By the end of month one, I'd put up a template (with some VBA) that made preparing & presenting the long-term budget a far-more effective & efficient task. The solution was simple: make the presentation a book-like form, laid out in landscape, with the even-numbered page showing the graphic & the odd-numbered page showing the numerics. While there was some initial resistance (finance processes, anyone?), the exec team loved it when shown a draft, & it was a resoundingly successful production effort. 

Less than 2 months into my primary job supporting a team with commercial reporting & analysis, I was told of the peculiar challenge that this team faced: they had no idea who their end customers were. It was like a light-bulb went off when I heard that.. why couldn't they use Google Places API? I spent the next few train trips to & from work using R (another tool I was teaching myself to use) and the Google Places API for R building a prototype that might possibly be a solution.  I shared my prototype with my manager, who immediately sent it on to the head of that team, but also reminded me that it was not my job to solve that specific problem.  Let's just say that prototype, & a few follow up actions on my part, earned me a trip to Google offices in Sydney. 

note to self:  Solve problems, even if they aren't in your specific job description. The value gained personally in the learning far far outweighs the politics of the situation. 

By the time I had completed my official probation period, I had already made my presence & value felt around the organisation. I'd saved a bunch of people a few hours of work, & not just in reporting, showcased some analytical capabilities, & build a bunch of reporting frameworks that made reporting very boring :) 

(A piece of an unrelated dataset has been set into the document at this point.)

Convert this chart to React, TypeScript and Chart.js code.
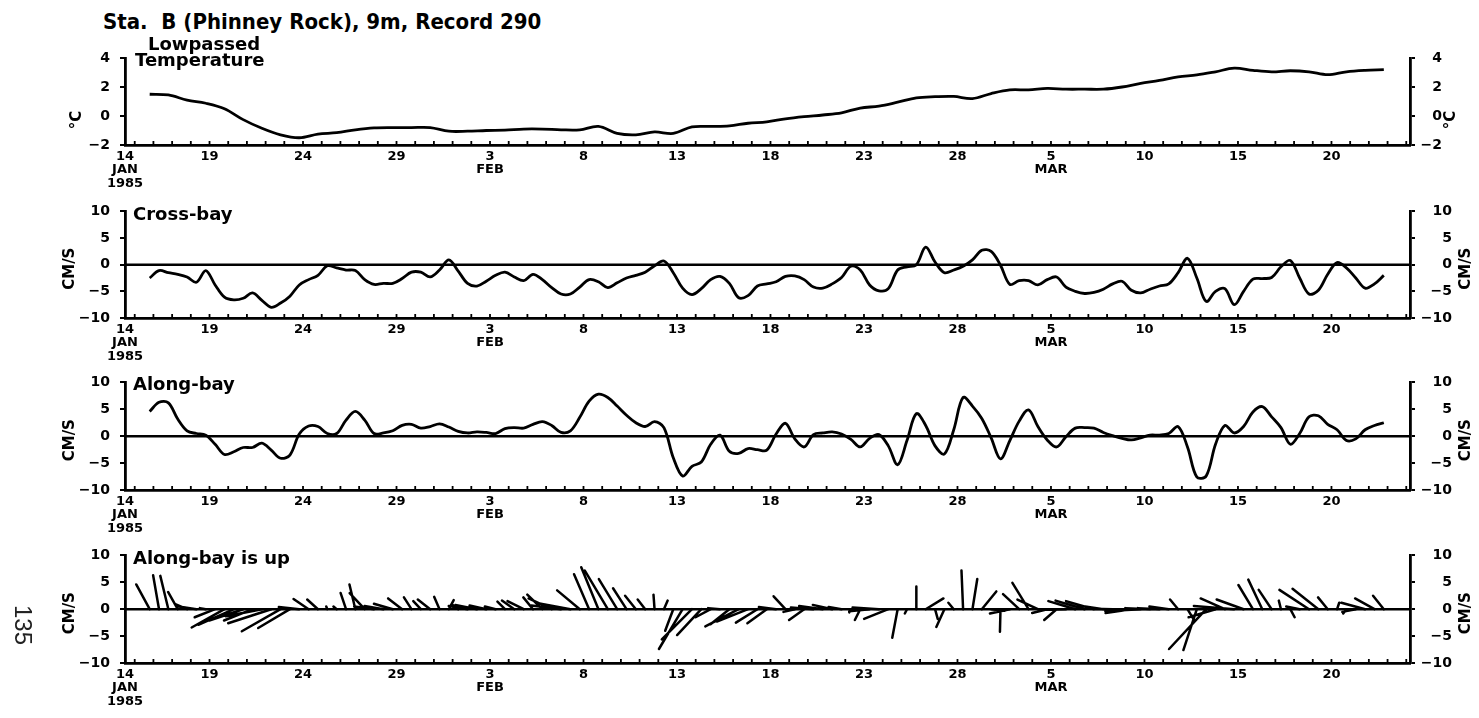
import React, { useEffect, useRef } from 'react';
import { Chart, registerables } from 'chart.js';

Chart.register(...registerables);

const FONT = '"DejaVu Sans", "Liberation Sans", sans-serif';
const TITLE_FONT = '"DejaVu Sans Condensed", "DejaVu Sans", sans-serif';

// ---- time axis: days after 14 Jan 1985 00:00 ----
const X_MIN = 0.48;
const X_MAX = 69.2;
const X_TICK_DAYS = [0, 5, 10, 15, 20, 25, 30, 35, 40, 45, 50, 55, 60, 65];
const X_TICK_LABELS = [
  ['14', 'JAN', '1985'], ['19'], ['24'], ['29'], ['3', 'FEB'], ['8'], ['13'],
  ['18'], ['23'], ['28'], ['5', 'MAR'], ['10'], ['15'], ['20'],
];

// sampling of the series (days after 14 Jan 1985)
const CURRENT_START_DAY = 1.8;
const CURRENT_STEP_DAYS = 0.5;
const TEMP_START_DAY = 1.8;
const TEMP_STEP_DAYS = 1.0;

// Lowpassed temperature, deg C (daily)
const temperature = [
  1.5, 1.45, 1.1, 0.88, 0.5, -0.25, -0.85, -1.3, -1.5, -1.25,
  -1.15, -0.95, -0.82, -0.8, -0.8, -0.8, -1.05, -1.05, -1.0, -0.98,
  -0.9, -0.9, -0.95, -0.95, -0.72, -1.2, -1.3, -1.1, -1.2, -0.75,
  -0.72, -0.68, -0.5, -0.4, -0.2, -0.05, 0.07, 0.22, 0.55, 0.68,
  0.95, 1.25, 1.33, 1.35, 1.2, 1.55, 1.8, 1.8, 1.9, 1.85,
  1.85, 1.85, 2.0, 2.25, 2.45, 2.7, 2.83, 3.05, 3.3, 3.15,
  3.05, 3.12, 3.05, 2.85, 3.05, 3.15, 3.2,
];

// Cross-bay velocity, cm/s (every half day)
const crossBay = [
  -2.5, -1.1, -1.5, -1.8, -2.3, -3.3, -1.1, -3.8, -6.1, -6.6,
  -6.3, -5.3, -6.7, -8.0, -7.2, -5.9, -3.8, -2.8, -2.0, -0.2,
  -0.6, -1.0, -1.1, -2.8, -3.7, -3.5, -3.5, -2.6, -1.4, -1.4,
  -2.3, -1.0, 0.9, -1.2, -3.5, -4.0, -3.1, -2.0, -1.4, -2.3,
  -3.0, -1.8, -2.8, -4.3, -5.5, -5.5, -4.2, -2.8, -3.2, -4.3,
  -3.4, -2.5, -2.0, -1.4, -0.2, 0.7, -1.5, -4.4, -5.6, -4.5,
  -2.8, -2.2, -3.5, -6.2, -5.8, -4.0, -3.6, -3.2, -2.2, -2.1,
  -2.8, -4.2, -4.4, -3.6, -2.4, -0.3, -1.0, -3.8, -4.9, -4.5,
  -1.0, -0.4, 0.0, 3.3, 0.5, -1.5, -1.0, -0.3, 0.9, 2.7,
  2.5, -0.1, -3.7, -3.0, -3.0, -3.8, -2.8, -2.3, -4.2, -5.0,
  -5.4, -5.2, -4.6, -3.6, -3.1, -4.8, -5.3, -4.6, -4.0, -3.6,
  -1.5, 1.2, -2.5, -6.9, -5.0, -4.5, -7.5, -5.0, -2.7, -2.6,
  -2.4, -0.4, 0.8, -2.5, -5.5, -4.8, -1.8, 0.4, -0.6, -2.5,
  -4.4, -3.6, -2.0,
];

// Along-bay velocity, cm/s (every half day)
const alongBay = [
  4.6, 6.3, 6.2, 3.2, 1.0, 0.5, 0.2, -1.5, -3.4, -2.9,
  -2.1, -2.1, -1.3, -2.6, -4.1, -3.5, 0.4, 1.9, 1.8, 0.5,
  0.5, 3.0, 4.6, 3.0, 0.5, 0.6, 1.0, 2.0, 2.2, 1.5,
  1.8, 2.3, 1.7, 0.9, 0.6, 0.8, 0.7, 0.5, 1.4, 1.6,
  1.5, 2.2, 2.7, 2.0, 0.7, 1.0, 3.5, 6.5, 7.8, 7.2,
  5.6, 3.9, 2.5, 1.8, 2.7, 1.6, -4.0, -7.4, -5.6, -4.8,
  -1.5, 0.2, -2.8, -3.2, -2.3, -2.5, -2.6, 0.4, 2.4, -0.5,
  -2.0, 0.3, 0.6, 0.8, 0.4, -0.6, -2.0, -0.4, 0.3, -1.8,
  -5.3, -0.8, 4.2, 2.0, -1.8, -3.3, 1.2, 7.2, 5.6, 3.3,
  -0.3, -4.2, -0.8, 2.8, 4.9, 1.8, -0.7, -2.0, -0.1, 1.5,
  1.6, 1.5, 0.7, 0.1, -0.4, -0.7, -0.3, 0.2, 0.2, 0.5,
  1.8, -2.0, -7.6, -7.4, -1.5, 2.0, 0.6, 1.8, 4.5, 5.5,
  3.6, 1.6, -1.5, 0.5, 3.6, 3.8, 2.2, 1.2, -0.8, -0.5,
  1.2, 2.0, 2.5,
];

const currentDays = crossBay.map((_, i) => CURRENT_START_DAY + i * CURRENT_STEP_DAYS);
const tempDays = temperature.map((_, i) => TEMP_START_DAY + i * TEMP_STEP_DAYS);

const PAGE_W = 1479;
const CHART_LEFT = 125;
const X_AXIS_H = 52;

type Label = { text: string; dx: number; dy: number };
type PanelSpec = {
  top: number; bottom: number; padTop: number;
  yMin: number; yMax: number; yStep: number; rightEdge: number;
  days?: number[]; values?: number[];
  zero: boolean; sticks: boolean;
  unit: string; unitLeftDx: number; unitRightDx: number; unitDy: number;
  labels: Label[];
};

const PANELS: PanelSpec[] = [
  {
    top: 58, bottom: 145, padTop: 26, yMin: -2, yMax: 4, yStep: 2, rightEdge: 1442,
    days: tempDays, values: temperature, zero: false, sticks: false,
    unit: '°C', unitLeftDx: -48, unitRightDx: 41, unitDy: 4,
    labels: [{ text: 'Lowpassed', dx: 23, dy: -8 }, { text: 'Temperature', dx: 10, dy: 8 }],
  },
  {
    top: 205, bottom: 318, padTop: 12, yMin: -10, yMax: 10, yStep: 5, rightEdge: 1452,
    days: currentDays, values: crossBay, zero: true, sticks: false,
    unit: 'CM/S', unitLeftDx: -55, unitRightDx: 56, unitDy: 4,
    labels: [{ text: 'Cross-bay', dx: 8, dy: 9 }],
  },
  {
    top: 376, bottom: 490, padTop: 12, yMin: -10, yMax: 10, yStep: 5, rightEdge: 1452,
    days: currentDays, values: alongBay, zero: true, sticks: false,
    unit: 'CM/S', unitLeftDx: -55, unitRightDx: 56, unitDy: 4,
    labels: [{ text: 'Along-bay', dx: 8, dy: 8 }],
  },
  {
    top: 549, bottom: 663, padTop: 12, yMin: -10, yMax: 10, yStep: 5, rightEdge: 1452,
    zero: true, sticks: true,
    unit: 'CM/S', unitLeftDx: -55, unitRightDx: 56, unitDy: 4,
    labels: [{ text: 'Along-bay is up', dx: 8, dy: 9 }],
  },
];

const fmt = (v: number) => (v < 0 ? '\u2212' + Math.abs(v) : String(v));

function Panel({ spec }: { spec: PanelSpec }) {
  const ref = useRef<HTMLCanvasElement>(null);
  const h = spec.padTop + (spec.bottom - spec.top) + X_AXIS_H;

  useEffect(() => {
    const canvas = ref.current as HTMLCanvasElement;
    const datasets: any[] = [];
    if (spec.days && spec.values) {
      datasets.push({
        data: spec.days.map((d, i) => ({ x: d, y: spec.values![i] })),
        borderColor: '#000',
        borderWidth: 2.8,
        pointRadius: 0,
        tension: 0.35,
        fill: false,
      });
    }

    const decor = {
      id: 'decor',
      afterDatasetsDraw(chart: any) {
        const { ctx, chartArea: ca, scales } = chart;
        const x = scales.x;
        const y = scales.y;
        ctx.save();
        ctx.strokeStyle = '#000';
        ctx.fillStyle = '#000';
        // daily tick marks pointing into the plot
        ctx.lineWidth = 1.8;
        ctx.beginPath();
        for (let d = Math.ceil(x.min); d <= x.max; d++) {
          const px = x.getPixelForValue(d);
          ctx.moveTo(px, ca.bottom);
          ctx.lineTo(px, ca.bottom - 4);
        }
        ctx.stroke();
        // zero line
        if (spec.zero) {
          const py = y.getPixelForValue(0);
          ctx.lineWidth = 2.4;
          ctx.beginPath();
          ctx.moveTo(ca.left, py);
          ctx.lineTo(ca.right, py);
          ctx.stroke();
        }
        // stick vectors (cross-bay horizontal, along-bay up)
        if (spec.sticks) {
          const py0 = y.getPixelForValue(0);
          const unitPx = py0 - y.getPixelForValue(1);
          ctx.lineWidth = 2.5;
          ctx.lineCap = 'round';
          ctx.beginPath();
          currentDays.forEach((d, i) => {
            const px0 = x.getPixelForValue(d);
            ctx.moveTo(px0, py0);
            ctx.lineTo(px0 + crossBay[i] * unitPx, y.getPixelForValue(alongBay[i]));
          });
          ctx.stroke();
        }
        // panel labels
        ctx.font = `bold 18px ${FONT}`;
        ctx.textAlign = 'left';
        ctx.textBaseline = 'alphabetic';
        spec.labels.forEach((l) => ctx.fillText(l.text, ca.left + l.dx, ca.top + l.dy));
        // unit labels (rotated)
        ctx.font = `bold 15px ${FONT}`;
        ctx.textAlign = 'center';
        ctx.textBaseline = 'middle';
        const yu = y.getPixelForValue(0) + spec.unitDy;
        [ca.left + spec.unitLeftDx, ca.right + spec.unitRightDx].forEach((ux) => {
          ctx.save();
          ctx.translate(ux, yu);
          ctx.rotate(-Math.PI / 2);
          ctx.fillText(spec.unit, 0, 0);
          ctx.restore();
        });
        ctx.restore();
      },
    };

    const tickFont = { family: FONT, size: 14, weight: 'bold' as const };
    const yCommon = {
      type: 'linear' as const,
      min: spec.yMin,
      max: spec.yMax,
      grid: { drawOnChartArea: false, drawTicks: true, tickLength: 5, color: '#000', lineWidth: 2 },
      border: { display: true, color: '#000', width: 2.8 },
    };

    const chart = new Chart(canvas, {
      type: 'line',
      data: { datasets },
      options: {
        responsive: false,
        animation: false,
        devicePixelRatio: 1,
        layout: { padding: { top: spec.padTop, left: 0, right: PAGE_W - spec.rightEdge, bottom: 0 } },
        plugins: { legend: { display: false }, tooltip: { enabled: false } },
        events: [],
        scales: {
          x: {
            type: 'linear',
            min: X_MIN,
            max: X_MAX,
            bounds: 'data',
            afterBuildTicks: (s: any) => {
              s.ticks = X_TICK_DAYS.map((d) => ({ value: Math.max(d, X_MIN) }));
            },
            afterFit: (s: any) => { s.height = X_AXIS_H; },
            ticks: {
              autoSkip: false,
              maxRotation: 0,
              minRotation: 0,
              padding: 5,
              color: '#000',
              font: { family: FONT, size: 13, weight: 'bold', lineHeight: 1.02 },
              callback: (_v: any, i: number) => X_TICK_LABELS[i],
            },
            grid: { display: true, drawOnChartArea: false, drawTicks: false },
            border: { display: true, color: '#000', width: 2.8 },
          },
          y: {
            ...yCommon,
            position: 'left',
            afterFit: (s: any) => { s.width = CHART_LEFT; },
            ticks: { stepSize: spec.yStep, color: '#000', font: tickFont, padding: 10, callback: (v: any) => fmt(v) },
          },
          yR: {
            ...yCommon,
            position: 'right',
            afterFit: (s: any) => { s.width = spec.rightEdge - 1410; },
            ticks: { stepSize: spec.yStep, color: '#000', font: tickFont, padding: 6, crossAlign: 'far', callback: (v: any) => fmt(v) },
          },
        },
      } as any,
      plugins: [decor],
    });
    return () => chart.destroy();
  }, []);

  return (
    <canvas
      ref={ref}
      width={PAGE_W}
      height={h}
      style={{ position: 'absolute', left: 0, top: spec.top - spec.padTop, width: PAGE_W, height: h }}
    />
  );
}

export default function App() {
  return (
    <div style={{ position: 'absolute', left: 0, top: 0, width: PAGE_W, height: 718, background: '#fff', overflow: 'hidden' }}>
      <div
        style={{
          position: 'absolute', left: 103, top: 11, font: `bold 22px ${TITLE_FONT}`, fontStretch: 'condensed',
          lineHeight: '22px', whiteSpace: 'pre', color: '#000',
        }}
      >
        {'Sta.  B (Phinney Rock), 9m, Record 290'}
      </div>
      {PANELS.map((p, i) => (
        <Panel key={i} spec={p} />
      ))}
      <div
        style={{
          position: 'absolute', left: -8, top: 610, width: 60, height: 30, lineHeight: '30px', textAlign: 'center',
          font: '24px "Liberation Sans", sans-serif', color: '#222', transform: 'rotate(90deg)',
        }}
      >
        135
      </div>
    </div>
  );
}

What does a good manager do? Find a challenging project, & throw it the bored employee's way. Alongside my day job, I was thrown into a pricing project that was struggling for modelling skills. Three months or so of intense optimization modelling later, the proposed pricing structure went into the market and dramatically changed the industry's behavior, but without endangering the revenue prospects of the company.  I value the learning on this project hugely - the mental models of thinking about problems, the approaches to solving them, & the wide variety of factors that were considered in the final solution, all within a deadline that seemed insane at the time. Most importantly, the relationships that were built in that project have grown into friendships. 

 
I've since been involved with some mind-mending business problems. I've been thrown into projects that seem irredeemable in the time available to solve them. I've learnt to see the problems of a behemoth operating at scale in many different angles - regulatory, commercial, operations, strategy, financial, and human. I've seen many of those angles considered and ignored, ideated & forgotten.  In any case, I think these last two years have shown me how much I can accomplish in a very large organisation, how much I can collaborate with people far smarter than I will ever be. I've also learnt about (& felt the impact of) the politics that accompanies a large organisation, of rewards & recognition (or the lack thereof), of personal & team motivation, of technological opportunities & technology's self-inflicted wounds, and a whole heap of things that won't ever make it to a blog post.